‘Er was eens een…’ Deze woorden openen vaak boeken, poëzie of gedichten. Maar ik moet eerlijk bekennen dat die vier woorden eigenlijk niet kunnen ontbreken in deze column. Er was eens een 40-jarige Duitse trainer genaamd Peter Hyballa, die uit niemandsland voet aan wal zette in de Nijmeegse Goffert. Een ‘passant’ die onderhand elke regio bij onze oosterburen heeft gezien, die zijn werk tot in details voorbereidt en uitvoert, die spelers de huid vol scheldt als daar reden toe is en vooral een genie die alles in zich heeft om het Nijmeegse publiek op de banken te krijgen.
Hyballa flikt iets wat veel van zijn voorgangers niet lukte.
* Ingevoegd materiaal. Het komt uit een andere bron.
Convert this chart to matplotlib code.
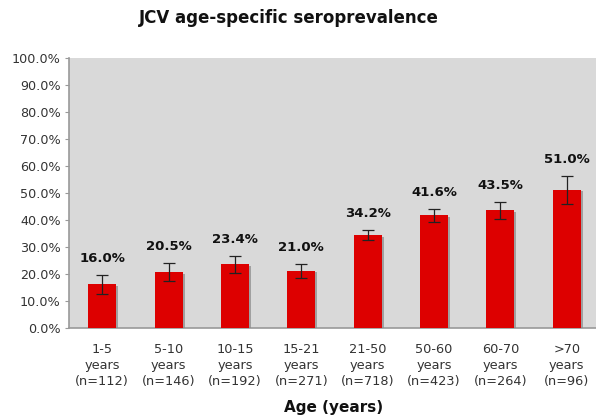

Het altijd kritische NEC-publiek was tegen PEC Zwolle, Go Ahead Eagles en sc Heerenveen een ongekende twaalfde man. Waar menig fan en bewonderaar van de eredivisie en in het speciaal NEC de club bestempelt als een groot vreemdelingenlegioen en onsamenhangend elftal, is daar in de eerste drie wedstrijden niks van te merken. De sfeer, wisselwerking tussen publiek en spelers en bekende, ondersteunende liederen en strijd op het veld passeren vrolijk de revue. Er staan spelers die voor elkaar door het vuur gaan, plezier in het spelletje hebben en het snot voor de ogen lopen. Het zijn niet de allerbeste voetballers met de meest verfijnde techniek en klasse, maar wel voetballers die dankzij een gedisciplineerde trainer het beste uit zichzelf willen halen. En dan win je het publiek al snel voor je.
Voetballers als Heinloth, Ofosu, Von Haacke en doelman Delle werden als grote onbekenden binnen gehengeld. Iedereen vroeg zich af waar men deze voetballers heeft zien spelen en wat hen completer en beter maakt dan de Nederlandse spelers. Maar als er een juiste, ontwikkelde technische staf is en er een ideaal sportklimaat heerst, kunnen er klaarblijkelijk ook met dit soort jonge jongens mooie dingen ontstaan bij NEC. Het seizoen is pas drie weken onderweg, maar NEC leeft meer dan ooit tevoren.
Iedereen wil zich associëren met de gedrevenheid en het tikje gekkigheid van trainer Peter Hyballa. Iedere NEC-supporter komt met het volste vertrouwen naar De Goffert en wil niets liever zien dan dat zijn of haar cluppie er alles aan heeft gedaan om met drie punten van het veld te stappen. Of dat nou twintig keer of vijf keer lukt, maakt voor de meesten niet uit. Het gaat erom dat ze hebben genoten van de ongekende hoeveelheid inzet en beleving. Dat ze op zondag of maandagochtend uren kunnen napraten over hun geliefde club. Want NEC blijft voor altijd NEC en daar kan geen boek, poëzie, gedicht of in sterkere zin een zak geld tegenop.